◆ **Provided material**

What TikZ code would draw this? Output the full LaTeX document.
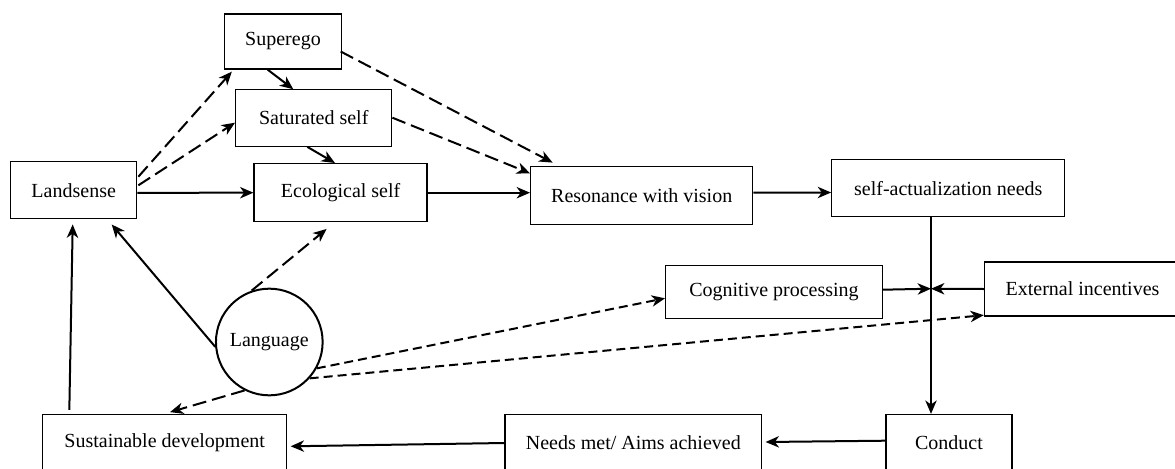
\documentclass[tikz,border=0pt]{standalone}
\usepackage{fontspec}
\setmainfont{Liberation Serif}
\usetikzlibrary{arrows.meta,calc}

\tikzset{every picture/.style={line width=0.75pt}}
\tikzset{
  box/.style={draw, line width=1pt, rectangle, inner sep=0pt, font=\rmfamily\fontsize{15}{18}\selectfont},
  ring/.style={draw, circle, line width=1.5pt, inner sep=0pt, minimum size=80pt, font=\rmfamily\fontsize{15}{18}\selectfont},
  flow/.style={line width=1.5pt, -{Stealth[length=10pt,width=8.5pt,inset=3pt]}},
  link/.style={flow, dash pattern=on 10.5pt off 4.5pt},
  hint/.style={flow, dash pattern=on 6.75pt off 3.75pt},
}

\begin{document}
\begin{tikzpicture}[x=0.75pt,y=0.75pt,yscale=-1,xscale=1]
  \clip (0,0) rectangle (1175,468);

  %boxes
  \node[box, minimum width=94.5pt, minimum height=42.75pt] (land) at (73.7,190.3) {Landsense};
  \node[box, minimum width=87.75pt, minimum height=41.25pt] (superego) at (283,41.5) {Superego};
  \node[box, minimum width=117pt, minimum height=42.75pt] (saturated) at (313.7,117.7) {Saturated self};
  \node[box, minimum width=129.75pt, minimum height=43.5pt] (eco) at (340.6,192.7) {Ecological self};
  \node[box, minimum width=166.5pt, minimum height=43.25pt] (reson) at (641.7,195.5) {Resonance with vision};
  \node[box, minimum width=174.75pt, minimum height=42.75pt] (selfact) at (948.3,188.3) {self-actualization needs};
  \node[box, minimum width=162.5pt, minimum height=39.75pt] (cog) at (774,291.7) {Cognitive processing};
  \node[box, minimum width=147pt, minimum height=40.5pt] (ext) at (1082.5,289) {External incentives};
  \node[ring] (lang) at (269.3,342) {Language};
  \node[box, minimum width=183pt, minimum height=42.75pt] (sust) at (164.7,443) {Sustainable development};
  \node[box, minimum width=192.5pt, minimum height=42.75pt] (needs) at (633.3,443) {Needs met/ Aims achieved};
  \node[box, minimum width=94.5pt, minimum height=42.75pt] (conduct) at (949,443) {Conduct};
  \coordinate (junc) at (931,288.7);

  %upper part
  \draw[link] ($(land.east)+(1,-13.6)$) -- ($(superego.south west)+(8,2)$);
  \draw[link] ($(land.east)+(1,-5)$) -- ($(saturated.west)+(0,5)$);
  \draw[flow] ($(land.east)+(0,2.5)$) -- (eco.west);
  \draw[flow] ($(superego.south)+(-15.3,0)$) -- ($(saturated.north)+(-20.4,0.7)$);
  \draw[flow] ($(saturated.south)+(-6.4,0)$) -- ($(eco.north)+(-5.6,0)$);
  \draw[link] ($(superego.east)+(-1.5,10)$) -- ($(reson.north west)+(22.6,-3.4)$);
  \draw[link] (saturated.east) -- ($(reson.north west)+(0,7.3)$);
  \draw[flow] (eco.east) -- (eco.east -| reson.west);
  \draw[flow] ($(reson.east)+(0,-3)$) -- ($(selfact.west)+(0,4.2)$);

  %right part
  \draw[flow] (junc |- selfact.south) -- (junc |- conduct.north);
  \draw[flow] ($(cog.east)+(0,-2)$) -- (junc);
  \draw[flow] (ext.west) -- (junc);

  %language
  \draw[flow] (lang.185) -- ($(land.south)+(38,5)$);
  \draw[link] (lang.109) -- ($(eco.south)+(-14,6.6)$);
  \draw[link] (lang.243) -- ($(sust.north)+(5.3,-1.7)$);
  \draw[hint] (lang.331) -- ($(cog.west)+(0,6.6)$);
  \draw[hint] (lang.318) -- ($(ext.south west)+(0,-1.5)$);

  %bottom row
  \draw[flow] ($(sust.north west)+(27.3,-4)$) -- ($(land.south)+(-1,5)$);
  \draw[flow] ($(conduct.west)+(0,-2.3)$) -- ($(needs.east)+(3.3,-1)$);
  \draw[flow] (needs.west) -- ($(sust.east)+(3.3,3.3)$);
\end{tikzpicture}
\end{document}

◆ **Request**
Print out the lines exactly, skipping any picture.

◆ **Task answer**
What TikZ code would draw this? Output the full LaTeX document.
\documentclass[tikz,border=0pt]{standalone}
\usepackage{fontspec}
\setmainfont{Liberation Serif}
\usetikzlibrary{arrows.meta,calc}

\tikzset{every picture/.style={line width=0.75pt}}
\tikzset{
  box/.style={draw, line width=1pt, rectangle, inner sep=0pt, font=\rmfamily\fontsize{15}{18}\selectfont},
  ring/.style={draw, circle, line width=1.5pt, inner sep=0pt, minimum size=80pt, font=\rmfamily\fontsize{15}{18}\selectfont},
  flow/.style={line width=1.5pt, -{Stealth[length=10pt,width=8.5pt,inset=3pt]}},
  link/.style={flow, dash pattern=on 10.5pt off 4.5pt},
  hint/.style={flow, dash pattern=on 6.75pt off 3.75pt},
}

\begin{document}
\begin{tikzpicture}[x=0.75pt,y=0.75pt,yscale=-1,xscale=1]
  \clip (0,0) rectangle (1175,468);

  %boxes
  \node[box, minimum width=94.5pt, minimum height=42.75pt] (land) at (73.7,190.3) {Landsense};
  \node[box, minimum width=87.75pt, minimum height=41.25pt] (superego) at (283,41.5) {Superego};
  \node[box, minimum width=117pt, minimum height=42.75pt] (saturated) at (313.7,117.7) {Saturated self};
  \node[box, minimum width=129.75pt, minimum height=43.5pt] (eco) at (340.6,192.7) {Ecological self};
  \node[box, minimum width=166.5pt, minimum height=43.25pt] (reson) at (641.7,195.5) {Resonance with vision};
  \node[box, minimum width=174.75pt, minimum height=42.75pt] (selfact) at (948.3,188.3) {self-actualization needs};
  \node[box, minimum width=162.5pt, minimum height=39.75pt] (cog) at (774,291.7) {Cognitive processing};
  \node[box, minimum width=147pt, minimum height=40.5pt] (ext) at (1082.5,289) {External incentives};
  \node[ring] (lang) at (269.3,342) {Language};
  \node[box, minimum width=183pt, minimum height=42.75pt] (sust) at (164.7,443) {Sustainable development};
  \node[box, minimum width=192.5pt, minimum height=42.75pt] (needs) at (633.3,443) {Needs met/ Aims achieved};
  \node[box, minimum width=94.5pt, minimum height=42.75pt] (conduct) at (949,443) {Conduct};
  \coordinate (junc) at (931,288.7);

  %upper part
  \draw[link] ($(land.east)+(1,-13.6)$) -- ($(superego.south west)+(8,2)$);
  \draw[link] ($(land.east)+(1,-5)$) -- ($(saturated.west)+(0,5)$);
  \draw[flow] ($(land.east)+(0,2.5)$) -- (eco.west);
  \draw[flow] ($(superego.south)+(-15.3,0)$) -- ($(saturated.north)+(-20.4,0.7)$);
  \draw[flow] ($(saturated.south)+(-6.4,0)$) -- ($(eco.north)+(-5.6,0)$);
  \draw[link] ($(superego.east)+(-1.5,10)$) -- ($(reson.north west)+(22.6,-3.4)$);
  \draw[link] (saturated.east) -- ($(reson.north west)+(0,7.3)$);
  \draw[flow] (eco.east) -- (eco.east -| reson.west);
  \draw[flow] ($(reson.east)+(0,-3)$) -- ($(selfact.west)+(0,4.2)$);

  %right part
  \draw[flow] (junc |- selfact.south) -- (junc |- conduct.north);
  \draw[flow] ($(cog.east)+(0,-2)$) -- (junc);
  \draw[flow] (ext.west) -- (junc);

  %language
  \draw[flow] (lang.185) -- ($(land.south)+(38,5)$);
  \draw[link] (lang.109) -- ($(eco.south)+(-14,6.6)$);
  \draw[link] (lang.243) -- ($(sust.north)+(5.3,-1.7)$);
  \draw[hint] (lang.331) -- ($(cog.west)+(0,6.6)$);
  \draw[hint] (lang.318) -- ($(ext.south west)+(0,-1.5)$);

  %bottom row
  \draw[flow] ($(sust.north west)+(27.3,-4)$) -- ($(land.south)+(-1,5)$);
  \draw[flow] ($(conduct.west)+(0,-2.3)$) -- ($(needs.east)+(3.3,-1)$);
  \draw[flow] (needs.west) -- ($(sust.east)+(3.3,3.3)$);
\end{tikzpicture}
\end{document}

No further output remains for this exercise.